▸ **Request**:
All the data must come back unchanged, except that pictures are left out.

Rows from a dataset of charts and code
=====

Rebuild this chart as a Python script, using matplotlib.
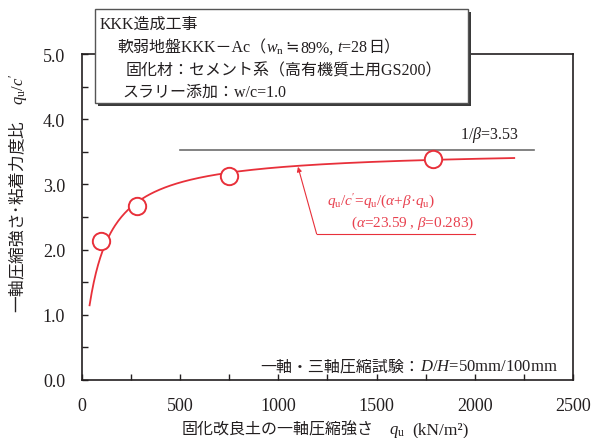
import matplotlib
matplotlib.use('Agg')
import matplotlib.pyplot as plt
import numpy as np
from matplotlib.offsetbox import TextArea, HPacker, AnchoredOffsetbox, DrawingArea
from matplotlib.patches import Rectangle
from matplotlib.ticker import MultipleLocator, FormatStrFormatter

plt.rcParams['mathtext.fontset'] = 'custom'
plt.rcParams['mathtext.rm'] = 'Liberation Serif'
plt.rcParams['mathtext.it'] = 'Liberation Serif:italic'
plt.rcParams['mathtext.bf'] = 'Liberation Serif:bold'
plt.rcParams['font.family'] = ['Liberation Serif', 'Noto Sans CJK JP', 'DejaVu Sans']

# ---- data ----
qu_obs = [100, 280, 750, 1785]
ratio_obs = [2.13, 2.67, 3.125, 3.39]
alpha = 23.59          # fitted parameters printed on the chart
beta = 0.283
curve_range = [40, 2200]
asym_range = [500, 2300]
x_ticks = [0, 500, 1000, 1500, 2000, 2500]
y_ticks = [0.0, 1.0, 2.0, 3.0, 4.0, 5.0]

box_lines = [
    [("KKK造成工事", 11.5)],
    [("軟弱地盤KKK－Ac（", 11.5), ("$w_{\\mathrm{n}}$", 11.5), 1, ("≒", 11.5, None, ['Noto Sans CJK JP', 'DejaVu Sans']),
     1, ("89%,", 11.5), 2.5, ("$t$=28", 11.5), ("日）", 11.5)],
    [("固化材：セメント系（高有機質土用GS200）", 11.5)],
    [("スラリー添加：w/c=1.0", 11.5)],
]

W, H = 600, 439
RED = '#e8303a'
RED_T = '#e8414f'
TXT = '#231f20'

fig = plt.figure(figsize=(6, 4.39), dpi=100)
ax = fig.add_axes([81.7 / W, 1 - 381 / H, 491.5 / W, 326 / H])

qu_curve = np.linspace(curve_range[0], curve_range[1], 400)
ax.plot(qu_curve, qu_curve / (alpha + beta * qu_curve), color=RED, lw=1.3, zorder=3)
ax.plot(asym_range, [1 / beta] * 2, color='#6d6d6d', lw=1.2, zorder=2)
ax.plot(qu_obs, ratio_obs, 'o', ms=12.5, mfc='white', mec=RED, mew=1.4, zorder=4)

ax.set_xlim(0, 2500)
ax.set_ylim(0, 5)
ax.set_xticks(x_ticks)
ax.set_yticks(y_ticks)
ax.xaxis.set_minor_locator(MultipleLocator(250))
ax.yaxis.set_minor_locator(MultipleLocator(0.5))
ax.yaxis.set_major_formatter(FormatStrFormatter('%.1f'))
ax.tick_params(which='both', direction='in', length=4, width=1.0, color=TXT,
               top=False, right=False)
ax.tick_params(which='major', labelsize=13, labelcolor=TXT, pad=12)
for s in ax.spines.values():
    s.set_color(TXT)
    s.set_linewidth(1.2)

# asymptote label
ax.text(2225, 3.77, '1/$\\beta$=3.53', ha='right', va='center', fontsize=11.5, color=TXT)

# annotation
ax.text(1250, 2.75, "$q_{\\mathrm{u}}/c'$=$q_{\\mathrm{u}}$/($\\alpha$+$\\beta$·$q_{\\mathrm{u}}$)",
        ha='left', va='center', fontsize=11, color=RED_T)
ax.text(1372, 2.42, "($\\alpha$=23.59 , $\\beta$=0.283)",
        ha='left', va='center', fontsize=11, color=RED_T)
ax.annotate('', xy=(1100, 3.27), xytext=(1195, 2.24),
            arrowprops=dict(arrowstyle='-|>', color=RED, lw=0.8, mutation_scale=7,
                            shrinkA=0, shrinkB=0))
ax.plot([1195, 2000], [2.24, 2.24], color=RED, lw=0.8)


def place(segs, x, y, loc='center left', zorder=8):
    children = []
    for s in segs:
        if isinstance(s, (int, float)):
            children.append(DrawingArea(s, 1))
        else:
            col = s[2] if len(s) > 2 and s[2] else TXT
            props = dict(fontsize=s[1], color=col)
            if len(s) > 3:
                props['family'] = s[3]
            children.append(TextArea(s[0], textprops=props))
    pk = HPacker(children=children, align='baseline', pad=0, sep=0)
    ab = AnchoredOffsetbox(loc=loc, child=pk, pad=0, borderpad=0, frameon=False,
                           bbox_to_anchor=(x / W, 1 - y / H),
                           bbox_transform=fig.transFigure)
    ab.set_zorder(zorder)
    fig.add_artist(ab)


# condition box with shadow
bx0, by0, bx1, by1 = 95, 10, 468, 104
fig.add_artist(Rectangle((bx0 / W + 3 / W, 1 - (by1 + 3) / H), (bx1 - bx0) / W, (by1 - by0) / H,
                         transform=fig.transFigure, facecolor='#3a3a3a', edgecolor='none', zorder=6))
fig.add_artist(Rectangle((bx0 / W, 1 - by1 / H), (bx1 - bx0) / W, (by1 - by0) / H,
                         transform=fig.transFigure, facecolor='white', edgecolor='#555555',
                         lw=1.0, zorder=7))
line_x = [100, 117, 126, 122]
line_y = [25, 48, 71, 93]
for segs, lx, ly in zip(box_lines, line_x, line_y):
    place(segs, lx, ly)

# test condition note
place([("一軸・三軸圧縮試験：", 11.5), ("$D/H$=50mm/100mm", 12)], 558, 367,
      loc='center right')

# x label
place([("固化改良土の一軸圧縮強さ", 11.5), 11, ("$q_{\\mathrm{u}}$", 12), 5, ("(kN/m²)", 12.5)],
      325, 431, loc='center')

# y label
fig.text(18 / W, 1 - 193 / H, "一軸圧縮強さ･粘着力度比　$q_{\\mathrm{u}}/c'$", rotation=90,
         ha='center', va='center', fontsize=12, family='Noto Sans CJK JP', color=TXT)

fig.savefig('out.png', dpi=100)
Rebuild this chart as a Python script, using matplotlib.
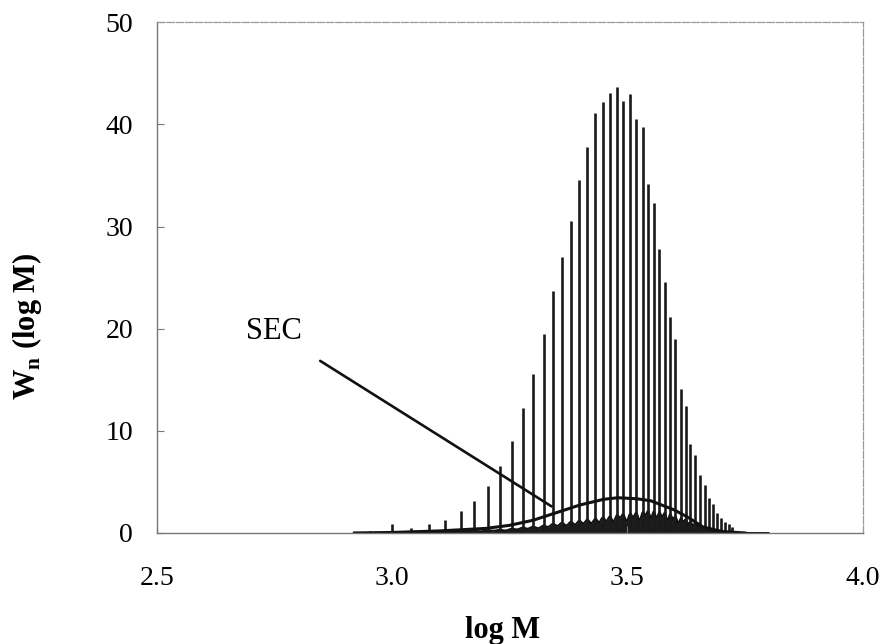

=====

▸ **Output of the exercise**:
Rebuild this chart as a Python script, using matplotlib.
import matplotlib
matplotlib.use('Agg')
import matplotlib.pyplot as plt
import numpy as np
from matplotlib.offsetbox import TextArea, HPacker, AnchoredOffsetbox, DrawingArea
from matplotlib.patches import Rectangle
from matplotlib.ticker import MultipleLocator, FormatStrFormatter

plt.rcParams['mathtext.fontset'] = 'custom'
plt.rcParams['mathtext.rm'] = 'Liberation Serif'
plt.rcParams['mathtext.it'] = 'Liberation Serif:italic'
plt.rcParams['mathtext.bf'] = 'Liberation Serif:bold'
plt.rcParams['font.family'] = ['Liberation Serif', 'Noto Sans CJK JP', 'DejaVu Sans']

# ---- data ----
qu_obs = [100, 280, 750, 1785]
ratio_obs = [2.13, 2.67, 3.125, 3.39]
alpha = 23.59          # fitted parameters printed on the chart
beta = 0.283
curve_range = [40, 2200]
asym_range = [500, 2300]
x_ticks = [0, 500, 1000, 1500, 2000, 2500]
y_ticks = [0.0, 1.0, 2.0, 3.0, 4.0, 5.0]

box_lines = [
    [("KKK造成工事", 11.5)],
    [("軟弱地盤KKK－Ac（", 11.5), ("$w_{\\mathrm{n}}$", 11.5), 1, ("≒", 11.5, None, ['Noto Sans CJK JP', 'DejaVu Sans']),
     1, ("89%,", 11.5), 2.5, ("$t$=28", 11.5), ("日）", 11.5)],
    [("固化材：セメント系（高有機質土用GS200）", 11.5)],
    [("スラリー添加：w/c=1.0", 11.5)],
]

W, H = 600, 439
RED = '#e8303a'
RED_T = '#e8414f'
TXT = '#231f20'

fig = plt.figure(figsize=(6, 4.39), dpi=100)
ax = fig.add_axes([81.7 / W, 1 - 381 / H, 491.5 / W, 326 / H])

qu_curve = np.linspace(curve_range[0], curve_range[1], 400)
ax.plot(qu_curve, qu_curve / (alpha + beta * qu_curve), color=RED, lw=1.3, zorder=3)
ax.plot(asym_range, [1 / beta] * 2, color='#6d6d6d', lw=1.2, zorder=2)
ax.plot(qu_obs, ratio_obs, 'o', ms=12.5, mfc='white', mec=RED, mew=1.4, zorder=4)

ax.set_xlim(0, 2500)
ax.set_ylim(0, 5)
ax.set_xticks(x_ticks)
ax.set_yticks(y_ticks)
ax.xaxis.set_minor_locator(MultipleLocator(250))
ax.yaxis.set_minor_locator(MultipleLocator(0.5))
ax.yaxis.set_major_formatter(FormatStrFormatter('%.1f'))
ax.tick_params(which='both', direction='in', length=4, width=1.0, color=TXT,
               top=False, right=False)
ax.tick_params(which='major', labelsize=13, labelcolor=TXT, pad=12)
for s in ax.spines.values():
    s.set_color(TXT)
    s.set_linewidth(1.2)

# asymptote label
ax.text(2225, 3.77, '1/$\\beta$=3.53', ha='right', va='center', fontsize=11.5, color=TXT)

# annotation
ax.text(1250, 2.75, "$q_{\\mathrm{u}}/c'$=$q_{\\mathrm{u}}$/($\\alpha$+$\\beta$·$q_{\\mathrm{u}}$)",
        ha='left', va='center', fontsize=11, color=RED_T)
ax.text(1372, 2.42, "($\\alpha$=23.59 , $\\beta$=0.283)",
        ha='left', va='center', fontsize=11, color=RED_T)
ax.annotate('', xy=(1100, 3.27), xytext=(1195, 2.24),
            arrowprops=dict(arrowstyle='-|>', color=RED, lw=0.8, mutation_scale=7,
                            shrinkA=0, shrinkB=0))
ax.plot([1195, 2000], [2.24, 2.24], color=RED, lw=0.8)


def place(segs, x, y, loc='center left', zorder=8):
    children = []
    for s in segs:
        if isinstance(s, (int, float)):
            children.append(DrawingArea(s, 1))
        else:
            col = s[2] if len(s) > 2 and s[2] else TXT
            props = dict(fontsize=s[1], color=col)
            if len(s) > 3:
                props['family'] = s[3]
            children.append(TextArea(s[0], textprops=props))
    pk = HPacker(children=children, align='baseline', pad=0, sep=0)
    ab = AnchoredOffsetbox(loc=loc, child=pk, pad=0, borderpad=0, frameon=False,
                           bbox_to_anchor=(x / W, 1 - y / H),
                           bbox_transform=fig.transFigure)
    ab.set_zorder(zorder)
    fig.add_artist(ab)


# condition box with shadow
bx0, by0, bx1, by1 = 95, 10, 468, 104
fig.add_artist(Rectangle((bx0 / W + 3 / W, 1 - (by1 + 3) / H), (bx1 - bx0) / W, (by1 - by0) / H,
                         transform=fig.transFigure, facecolor='#3a3a3a', edgecolor='none', zorder=6))
fig.add_artist(Rectangle((bx0 / W, 1 - by1 / H), (bx1 - bx0) / W, (by1 - by0) / H,
                         transform=fig.transFigure, facecolor='white', edgecolor='#555555',
                         lw=1.0, zorder=7))
line_x = [100, 117, 126, 122]
line_y = [25, 48, 71, 93]
for segs, lx, ly in zip(box_lines, line_x, line_y):
    place(segs, lx, ly)

# test condition note
place([("一軸・三軸圧縮試験：", 11.5), ("$D/H$=50mm/100mm", 12)], 558, 367,
      loc='center right')

# x label
place([("固化改良土の一軸圧縮強さ", 11.5), 11, ("$q_{\\mathrm{u}}$", 12), 5, ("(kN/m²)", 12.5)],
      325, 431, loc='center')

# y label
fig.text(18 / W, 1 - 193 / H, "一軸圧縮強さ･粘着力度比　$q_{\\mathrm{u}}/c'$", rotation=90,
         ha='center', va='center', fontsize=12, family='Noto Sans CJK JP', color=TXT)

fig.savefig('out.png', dpi=100)
Rebuild this chart as a Python script, using matplotlib.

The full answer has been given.